Pear trees perform best in an open-center, or vase, shape with three to four fruit-bearing limbs that emanate from a central trunk. Obtaining this shape takes three years of careful pruning, followed by annual maintenance. Well-pruned pear trees reward a gardener by producing high-quality fruit and staying healthy. Prune pear trees in the dormant season, late winter to early spring, once frost danger passes for your region.
Examine your newly planted pear tree. If the tree has only one to two branches, cut the tree back to a height of 36 inches. If your tree has several branches, leave it alone unless those branches are half as thick as the trunk. In that case, remove the thick branches by cutting them off at the base with lopping shears.
Allow the pear tree to grow for the first season. Prune in the dormant season when frost danger passes for your area.
Select three branches to serve as scaffold (or fruit-bearing) limbs. Good scaffold limbs grow outward and upward, and are spaced around the tree, not clustered toward one side. Leave the scaffold branches alone and remove competing branches that have developed by cutting them off at the base.
Prune off suckers that grow from the base of the pear tree or from the site of past pruning cuts. Suckers won't bear fruit and will sap energy from the tree. After this, allow the tree to grow for the second season and prune again in the dormant season to complete pear tree training.

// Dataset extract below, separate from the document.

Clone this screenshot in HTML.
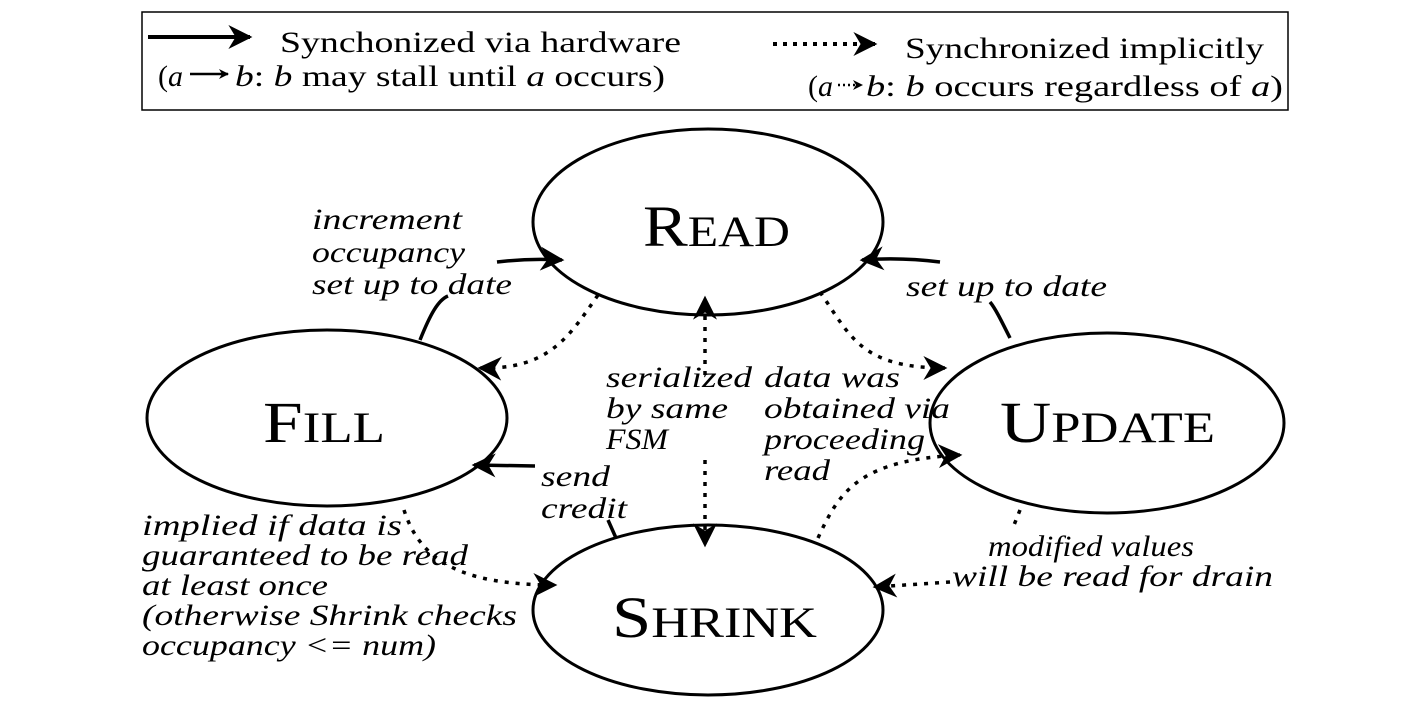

Remove branches that compete with scaffold limbs as you did before. Prune off any vertical offshoots form the scaffold limbs; you want to train these limbs to grow out, not up.
Cut off suckers as you did before.
Eliminate any branches that crisscross other branches or those that shade the scaffold limbs. At this point your pear tree will be well trained to a vase shape. In future years, continue to maintain the shape, prune away suckers and remove limbs that crowd the canopy.